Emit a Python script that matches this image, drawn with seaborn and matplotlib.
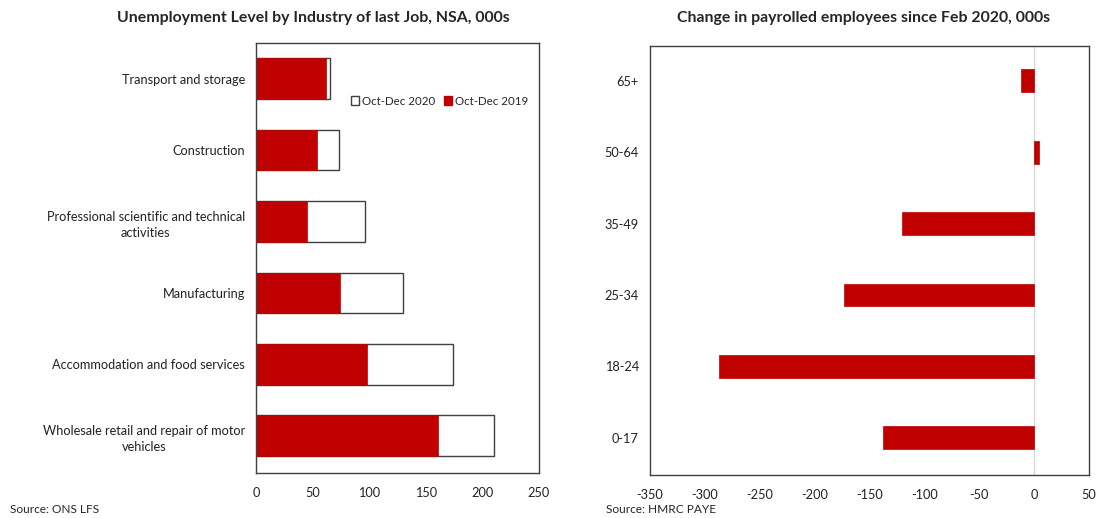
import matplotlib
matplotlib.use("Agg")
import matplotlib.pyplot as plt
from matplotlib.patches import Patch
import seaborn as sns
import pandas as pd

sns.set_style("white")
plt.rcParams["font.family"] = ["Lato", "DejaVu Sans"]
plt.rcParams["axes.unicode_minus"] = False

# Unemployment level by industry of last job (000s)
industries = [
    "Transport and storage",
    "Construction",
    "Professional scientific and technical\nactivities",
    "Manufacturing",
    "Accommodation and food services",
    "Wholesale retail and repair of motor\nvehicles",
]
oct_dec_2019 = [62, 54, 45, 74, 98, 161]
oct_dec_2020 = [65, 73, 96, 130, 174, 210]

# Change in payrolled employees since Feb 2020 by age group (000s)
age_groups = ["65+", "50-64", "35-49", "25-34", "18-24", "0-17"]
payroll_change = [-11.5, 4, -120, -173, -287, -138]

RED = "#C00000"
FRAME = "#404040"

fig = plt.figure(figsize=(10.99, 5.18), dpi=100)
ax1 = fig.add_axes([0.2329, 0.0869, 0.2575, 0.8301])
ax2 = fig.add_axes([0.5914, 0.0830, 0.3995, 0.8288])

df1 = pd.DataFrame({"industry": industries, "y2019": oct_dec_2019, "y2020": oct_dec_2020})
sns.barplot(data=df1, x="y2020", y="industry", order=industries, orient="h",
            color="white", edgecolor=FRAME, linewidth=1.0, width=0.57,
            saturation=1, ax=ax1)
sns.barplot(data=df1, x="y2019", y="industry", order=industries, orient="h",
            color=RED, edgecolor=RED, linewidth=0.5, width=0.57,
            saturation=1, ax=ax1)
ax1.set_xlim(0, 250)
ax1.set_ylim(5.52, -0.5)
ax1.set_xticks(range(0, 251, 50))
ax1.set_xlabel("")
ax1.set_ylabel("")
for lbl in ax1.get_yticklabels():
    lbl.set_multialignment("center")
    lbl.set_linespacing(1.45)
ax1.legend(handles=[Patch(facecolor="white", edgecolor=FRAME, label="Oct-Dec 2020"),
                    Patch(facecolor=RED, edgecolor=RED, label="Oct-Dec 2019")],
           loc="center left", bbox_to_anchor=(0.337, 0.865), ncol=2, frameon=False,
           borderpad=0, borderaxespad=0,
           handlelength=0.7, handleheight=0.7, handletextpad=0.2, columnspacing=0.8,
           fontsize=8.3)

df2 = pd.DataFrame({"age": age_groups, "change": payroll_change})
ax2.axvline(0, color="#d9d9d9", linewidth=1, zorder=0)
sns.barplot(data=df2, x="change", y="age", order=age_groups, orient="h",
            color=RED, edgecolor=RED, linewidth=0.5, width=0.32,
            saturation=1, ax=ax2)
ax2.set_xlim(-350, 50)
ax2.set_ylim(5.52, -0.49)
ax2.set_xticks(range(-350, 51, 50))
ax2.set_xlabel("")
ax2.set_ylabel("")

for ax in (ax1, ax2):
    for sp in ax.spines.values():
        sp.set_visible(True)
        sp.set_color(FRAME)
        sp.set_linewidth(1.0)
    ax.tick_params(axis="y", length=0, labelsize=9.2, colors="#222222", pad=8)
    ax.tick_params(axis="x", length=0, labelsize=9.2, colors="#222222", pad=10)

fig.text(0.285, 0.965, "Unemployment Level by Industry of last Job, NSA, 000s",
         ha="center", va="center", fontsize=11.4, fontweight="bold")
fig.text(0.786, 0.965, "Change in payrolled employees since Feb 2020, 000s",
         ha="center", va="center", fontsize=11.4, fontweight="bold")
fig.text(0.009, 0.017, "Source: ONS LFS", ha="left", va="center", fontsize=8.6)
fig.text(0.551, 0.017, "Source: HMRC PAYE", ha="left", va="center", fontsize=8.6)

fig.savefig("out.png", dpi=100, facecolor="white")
────────────────
- Your goal
Go through the data above and transcribe it in full, omitting any image.

- Answer to the problem
Emit a Python script that matches this image, drawn with seaborn and matplotlib.
import matplotlib
matplotlib.use("Agg")
import matplotlib.pyplot as plt
from matplotlib.patches import Patch
import seaborn as sns
import pandas as pd

sns.set_style("white")
plt.rcParams["font.family"] = ["Lato", "DejaVu Sans"]
plt.rcParams["axes.unicode_minus"] = False

# Unemployment level by industry of last job (000s)
industries = [
    "Transport and storage",
    "Construction",
    "Professional scientific and technical\nactivities",
    "Manufacturing",
    "Accommodation and food services",
    "Wholesale retail and repair of motor\nvehicles",
]
oct_dec_2019 = [62, 54, 45, 74, 98, 161]
oct_dec_2020 = [65, 73, 96, 130, 174, 210]

# Change in payrolled employees since Feb 2020 by age group (000s)
age_groups = ["65+", "50-64", "35-49", "25-34", "18-24", "0-17"]
payroll_change = [-11.5, 4, -120, -173, -287, -138]

RED = "#C00000"
FRAME = "#404040"

fig = plt.figure(figsize=(10.99, 5.18), dpi=100)
ax1 = fig.add_axes([0.2329, 0.0869, 0.2575, 0.8301])
ax2 = fig.add_axes([0.5914, 0.0830, 0.3995, 0.8288])

df1 = pd.DataFrame({"industry": industries, "y2019": oct_dec_2019, "y2020": oct_dec_2020})
sns.barplot(data=df1, x="y2020", y="industry", order=industries, orient="h",
            color="white", edgecolor=FRAME, linewidth=1.0, width=0.57,
            saturation=1, ax=ax1)
sns.barplot(data=df1, x="y2019", y="industry", order=industries, orient="h",
            color=RED, edgecolor=RED, linewidth=0.5, width=0.57,
            saturation=1, ax=ax1)
ax1.set_xlim(0, 250)
ax1.set_ylim(5.52, -0.5)
ax1.set_xticks(range(0, 251, 50))
ax1.set_xlabel("")
ax1.set_ylabel("")
for lbl in ax1.get_yticklabels():
    lbl.set_multialignment("center")
    lbl.set_linespacing(1.45)
ax1.legend(handles=[Patch(facecolor="white", edgecolor=FRAME, label="Oct-Dec 2020"),
                    Patch(facecolor=RED, edgecolor=RED, label="Oct-Dec 2019")],
           loc="center left", bbox_to_anchor=(0.337, 0.865), ncol=2, frameon=False,
           borderpad=0, borderaxespad=0,
           handlelength=0.7, handleheight=0.7, handletextpad=0.2, columnspacing=0.8,
           fontsize=8.3)

df2 = pd.DataFrame({"age": age_groups, "change": payroll_change})
ax2.axvline(0, color="#d9d9d9", linewidth=1, zorder=0)
sns.barplot(data=df2, x="change", y="age", order=age_groups, orient="h",
            color=RED, edgecolor=RED, linewidth=0.5, width=0.32,
            saturation=1, ax=ax2)
ax2.set_xlim(-350, 50)
ax2.set_ylim(5.52, -0.49)
ax2.set_xticks(range(-350, 51, 50))
ax2.set_xlabel("")
ax2.set_ylabel("")

for ax in (ax1, ax2):
    for sp in ax.spines.values():
        sp.set_visible(True)
        sp.set_color(FRAME)
        sp.set_linewidth(1.0)
    ax.tick_params(axis="y", length=0, labelsize=9.2, colors="#222222", pad=8)
    ax.tick_params(axis="x", length=0, labelsize=9.2, colors="#222222", pad=10)

fig.text(0.285, 0.965, "Unemployment Level by Industry of last Job, NSA, 000s",
         ha="center", va="center", fontsize=11.4, fontweight="bold")
fig.text(0.786, 0.965, "Change in payrolled employees since Feb 2020, 000s",
         ha="center", va="center", fontsize=11.4, fontweight="bold")
fig.text(0.009, 0.017, "Source: ONS LFS", ha="left", va="center", fontsize=8.6)
fig.text(0.551, 0.017, "Source: HMRC PAYE", ha="left", va="center", fontsize=8.6)

fig.savefig("out.png", dpi=100, facecolor="white")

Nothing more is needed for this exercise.